Quand la demande persuade l’offre des vertus du ski en transat, l’avenir n’est pas loin de sourire à nouveau aux professionnels de la montagne, sauf s’ils persistent à vendre ce qui n’existe plus

Mais de quelle perspective économique parle-t-on ? Pour Megève, dont le nom celte, mageva, annonce un « village au milieu des eaux », personne ne s’offusquerait d’infléchir cet étymologie d’un « entre deux eaux », tant la capitale des sports d’hiver, trop frileuse pour regarder son avenir sans flocon, semble mise dos au mur par le réchauffement climatique.

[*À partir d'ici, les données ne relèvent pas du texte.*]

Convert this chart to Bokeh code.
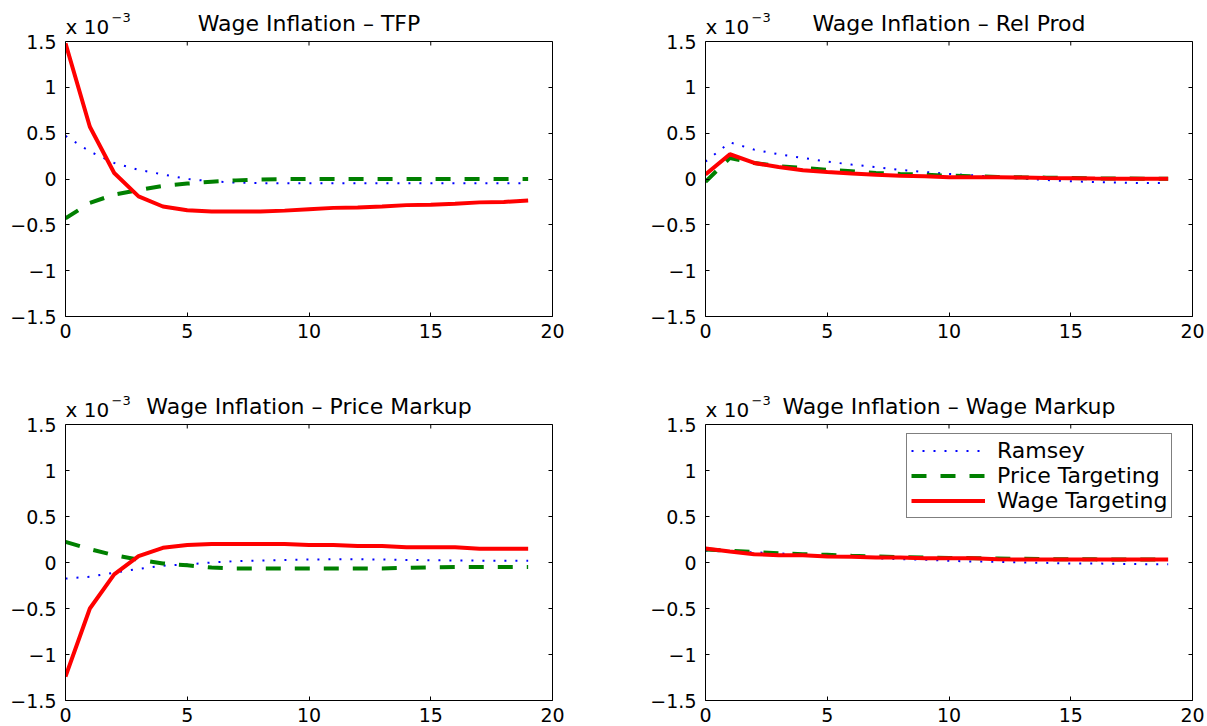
from bokeh.plotting import figure
from bokeh.models import (Label, LinearAxis, FixedTicker, CustomJSTickFormatter,
                          Range1d, Span)
from bokeh.layouts import column, row
from bokeh.embed import file_html
from bokeh.resources import INLINE

# ---- data (values in units of 1e-3) ----
t = list(range(20))

titles = ["Wage Inflation \u2013 TFP", "Wage Inflation \u2013 Rel Prod",
          "Wage Inflation \u2013 Price Markup", "Wage Inflation \u2013 Wage Markup"]
series_names = ["Ramsey", "Price Targeting", "Wage Targeting"]
scale_text = "x 10"
scale_exp = "\u22123"

ramsey_tfp = [0.47, 0.30, 0.175, 0.10, 0.05, 0.0, -0.025, -0.04, -0.045, -0.045,
              -0.045, -0.045, -0.045, -0.045, -0.045, -0.045, -0.045, -0.045, -0.045, -0.045]
price_tfp = [-0.43, -0.26, -0.17, -0.12, -0.075, -0.05, -0.03, -0.015, -0.005, 0.0,
             0.0, 0.0, 0.0, 0.0, 0.0, 0.0, 0.0, 0.0, 0.0, 0.0]
wage_tfp = [1.48, 0.57, 0.065, -0.19, -0.30, -0.34, -0.355, -0.355, -0.355, -0.345,
            -0.33, -0.315, -0.31, -0.30, -0.285, -0.28, -0.27, -0.255, -0.25, -0.235]

ramsey_rp = [0.19, 0.40, 0.32, 0.27, 0.23, 0.19, 0.157, 0.13, 0.10, 0.077,
             0.055, 0.04, 0.022, 0.004, -0.011, -0.025, -0.033, -0.04, -0.044, -0.044]
price_rp = [-0.03, 0.23, 0.175, 0.14, 0.12, 0.10, 0.085, 0.065, 0.055, 0.047,
            0.036, 0.03, 0.022, 0.018, 0.015, 0.01, 0.006, 0.005, 0.004, 0.003]
wage_rp = [0.05, 0.27, 0.175, 0.13, 0.095, 0.077, 0.06, 0.047, 0.036, 0.03,
           0.02, 0.02, 0.018, 0.016, 0.01, 0.008, 0.005, 0.004, 0.003, 0.003]

ramsey_pm = [-0.175, -0.155, -0.11, -0.07, -0.035, -0.02, 0.0, 0.015, 0.022, 0.028,
             0.033, 0.035, 0.035, 0.033, 0.028, 0.025, 0.022, 0.02, 0.02, 0.02]
price_pm = [0.225, 0.145, 0.08, 0.03, -0.01, -0.03, -0.055, -0.065, -0.065, -0.065,
            -0.065, -0.065, -0.065, -0.065, -0.058, -0.052, -0.05, -0.05, -0.05, -0.05]
wage_pm = [-1.24, -0.50, -0.13, 0.07, 0.16, 0.19, 0.20, 0.20, 0.20, 0.20,
           0.19, 0.19, 0.18, 0.18, 0.165, 0.165, 0.165, 0.15, 0.15, 0.15]

ramsey_wm = [0.127, 0.12, 0.11, 0.10, 0.084, 0.073, 0.062, 0.047, 0.036, 0.03,
             0.018, 0.011, 0.007, 0.0, -0.004, -0.011, -0.011, -0.015, -0.018, -0.018]
price_wm = [0.14, 0.127, 0.113, 0.10, 0.09, 0.084, 0.073, 0.065, 0.058, 0.055,
            0.05, 0.047, 0.044, 0.04, 0.037, 0.035, 0.034, 0.033, 0.033, 0.033]
wage_wm = [0.153, 0.12, 0.09, 0.08, 0.078, 0.065, 0.063, 0.055, 0.053, 0.047,
           0.047, 0.046, 0.036, 0.033, 0.033, 0.033, 0.033, 0.033, 0.033, 0.033]

x_ticks = [0, 5, 10, 15, 20]
y_ticks = [-1.5, -1, -0.5, 0, 0.5, 1, 1.5]
Y_MIN, Y_MAX = -1.5, 1.5

FONT = "DejaVu Sans"
minus_fmt = "return tick < 0 ? '\\u2212' + Math.abs(tick) : tick.toString();"


def style_axis(ax, labels=True, standoff=8):
    ax.axis_line_color = "black"
    ax.axis_line_width = 1
    ax.major_tick_in = 4
    ax.major_tick_out = 0
    ax.minor_tick_line_color = None
    ax.major_tick_line_color = "black"
    ax.major_label_text_font = FONT
    ax.major_label_text_font_size = "19px"
    ax.major_label_text_color = "black"
    ax.major_label_standoff = standoff
    if labels:
        ax.formatter = CustomJSTickFormatter(code=minus_fmt)
    else:
        ax.formatter = CustomJSTickFormatter(code="return '';")
        ax.major_label_standoff = 0


def make_fig(w, h, bl, br, bt, bb, box_px, head_px, title, ys, legend=False):
    # frame holds the box (box_px tall) plus a header strip (head_px) for the texts
    span = Y_MAX - Y_MIN
    y_top = Y_MAX + span * head_px / box_px
    p = figure(width=w, height=h, x_range=Range1d(0, 20), y_range=Range1d(Y_MIN, y_top),
               output_backend="svg", toolbar_location=None,
               min_border_left=bl, min_border_right=br,
               min_border_top=bt, min_border_bottom=bb)
    p.xgrid.visible = False
    p.ygrid.visible = False
    p.outline_line_color = None
    p.background_fill_color = "white"
    p.border_fill_color = "white"

    p.xaxis.ticker = FixedTicker(ticks=x_ticks)
    p.yaxis.ticker = FixedTicker(ticks=y_ticks)
    p.yaxis.bounds = (Y_MIN, Y_MAX)
    style_axis(p.xaxis[0], True, 7)
    style_axis(p.yaxis[0], True, 9)

    right = LinearAxis(ticker=FixedTicker(ticks=y_ticks), bounds=(Y_MIN, Y_MAX))
    style_axis(right, False)
    p.add_layout(right, "right")

    # top edge of the box and its inward ticks
    p.add_layout(Span(location=Y_MAX, dimension="width", line_color="black", line_width=1))
    tick_len = span * 4 / box_px
    p.segment(x0=x_ticks, y0=[Y_MAX] * len(x_ticks), x1=x_ticks,
              y1=[Y_MAX - tick_len] * len(x_ticks), line_color="black", line_width=1)

    r, pr, wg = ys
    p.line(t, r, line_color="#0000ff", line_width=2, line_dash="2 9",
           **({"legend_label": series_names[0]} if legend else {}))
    p.line(t, pr, line_color="#008000", line_width=4, line_dash="15 14",
           **({"legend_label": series_names[1]} if legend else {}))
    p.line(t, wg, line_color="#ff0000", line_width=4,
           **({"legend_label": series_names[2]} if legend else {}))

    p.add_layout(Label(x=10, y=Y_MAX, y_offset=18, text=title, text_align="center",
                       text_baseline="alphabetic", text_font=FONT,
                       text_font_size="22px", text_color="black"))
    p.add_layout(Label(x=0, y=Y_MAX, x_offset=0, y_offset=15, text=scale_text,
                       text_align="left", text_baseline="alphabetic", text_font=FONT,
                       text_font_size="20px", text_color="black"))
    p.add_layout(Label(x=0, y=Y_MAX, x_offset=46, y_offset=24, text=scale_exp,
                       text_align="left", text_baseline="alphabetic", text_font=FONT,
                       text_font_size="13px", text_color="black"))

    if legend:
        lg = p.legend[0]
        lg.padding = 4
        lg.spacing = 0
        lg.glyph_width = 74
        lg.glyph_height = 25
        lg.label_height = 25
        lg.label_standoff = 12
        lg.label_text_font = FONT
        lg.label_text_font_size = "22px"
        lg.label_text_color = "black"
        lg.border_line_color = "black"
        lg.border_line_width = 1
        lg.background_fill_color = "white"
        lg.background_fill_alpha = 1
        lg.margin = 0
        # box: 16 px in from the right edge, 11 px below the top edge of the axes box
        lg.location = (w - bl - br - 16 - 270, box_px - 11 - 83)
    return p


# top row: frame top at y=5, box from y=41 to y=316
p1 = make_fig(630, 370, 65, 78, 5, 54, 275, 36, titles[0], (ramsey_tfp, price_tfp, wage_tfp))
p2 = make_fig(577, 370, 75, 15, 5, 54, 275, 36, titles[1], (ramsey_rp, price_rp, wage_rp))
# bottom row: frame top at y=370, box from y=424 to y=700
p3 = make_fig(630, 356, 65, 78, 0, 26, 276, 54, titles[2], (ramsey_pm, price_pm, wage_pm))
p4 = make_fig(577, 356, 75, 15, 0, 26, 276, 54, titles[3], (ramsey_wm, price_wm, wage_wm),
              legend=True)

layout = column(row(p1, p2, spacing=0), row(p3, p4, spacing=0), spacing=0)

open("out.html", "w").write(file_html(layout, INLINE))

À moins qu’elle ne se laisse influencer par les usagers, ces skieurs heureux de réinventer d’une façon inattendue un loisir qui fut inspiré par le sport, les arrêts tartiflettes et l’imaginaire des pentes enneigées. Quand la demande persuade l’offre des vertus du ski en transat, l’avenir n’est pas loin de sourire à nouveau aux professionnels de la montagne, sauf s’ils persistent à vendre ce qui n’existe plus.